Social is at 11:30 a.m. and program begins at noon.
The speaker is Winona LaDuke. LaDuke will speak on "Making a Graceful Transition to a Green, Just, Restorative Future."
The event description is: "Minnesota is in a state of public policy crisis. We are failing to manage our natural resources and unprepared for the onslaught of new crude oil pipelines, oil by rail shipments, and mines that are proposed for the north. We are living in a time of extreme extraction, taking more and more destructive measures to feed our fossil fuel addiction. But we are also living in a time of transformation, as indigenous people and other frontline communities lead a graceful transition to a just, restorative future based on green jobs, local organic food, indigenous knowledge, and an economic system that acknowledges ecological and social realities."
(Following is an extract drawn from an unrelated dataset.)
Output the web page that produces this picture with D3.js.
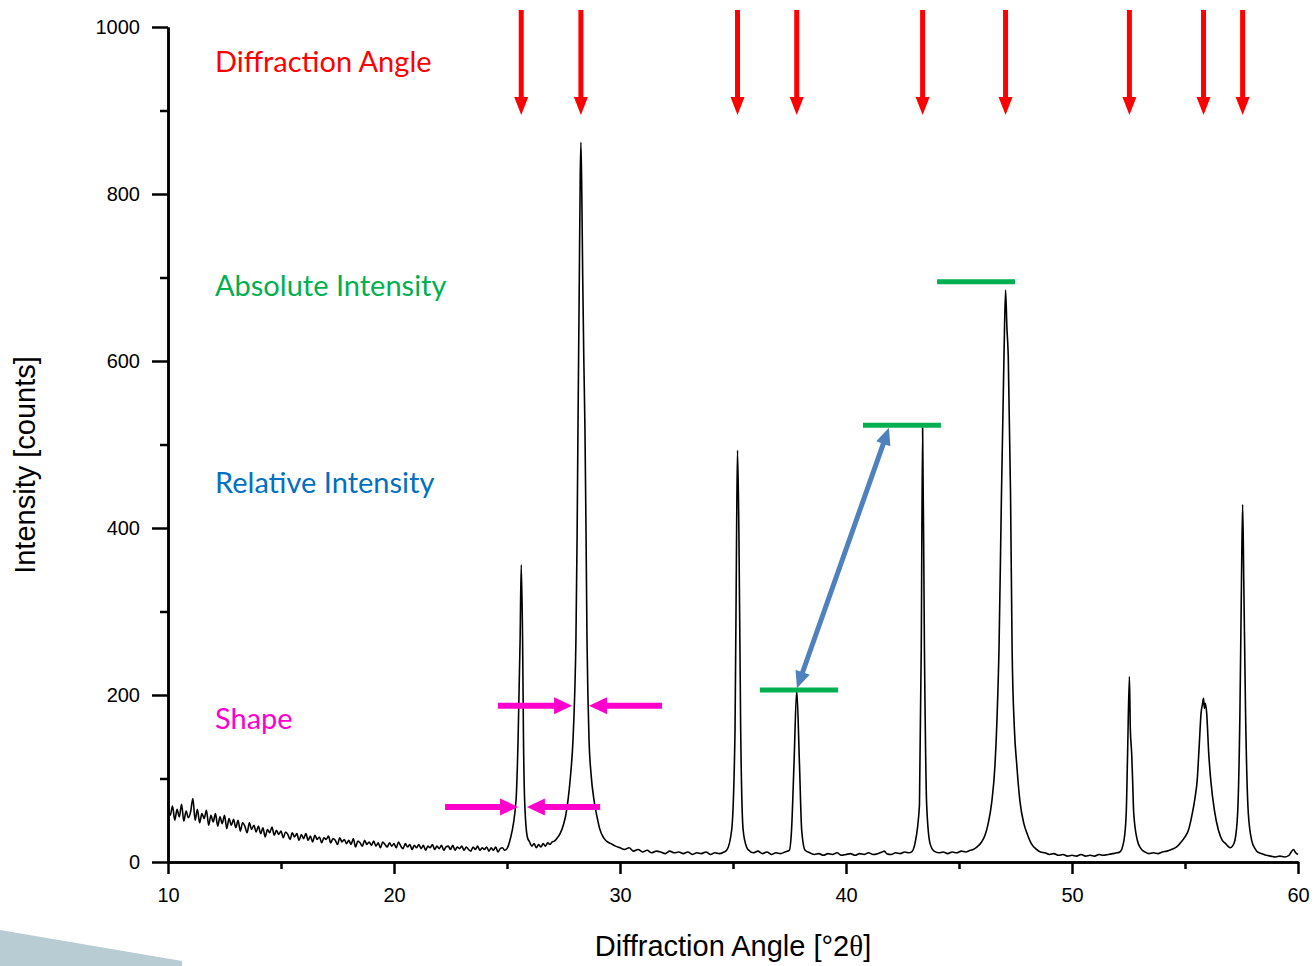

LaDuke is an internationally renowned Anishinaabe author, orator and activist working on issues of renewable energy, food sovereignty, indigenous economics and human rights. She lives and works on the White Earth reservation in northern Minnesota, and is a two-time US vice presidential candidate. She is the founder of the White Earth Land Recovery Project, one of the largest reservation based nonprofit organizations in the country, and has received a long list of awards and accolades, including membership in the National Women's Hall of Fame, the Reebok Human Rights Award, and the International Slow Food Award for Biodiversity. In her current role as executive director of Honor the Earth, she works nationally and internationally on issues of environmental justice in indigenous communities and a graceful transition to a just, green, post-fossil fuel economy.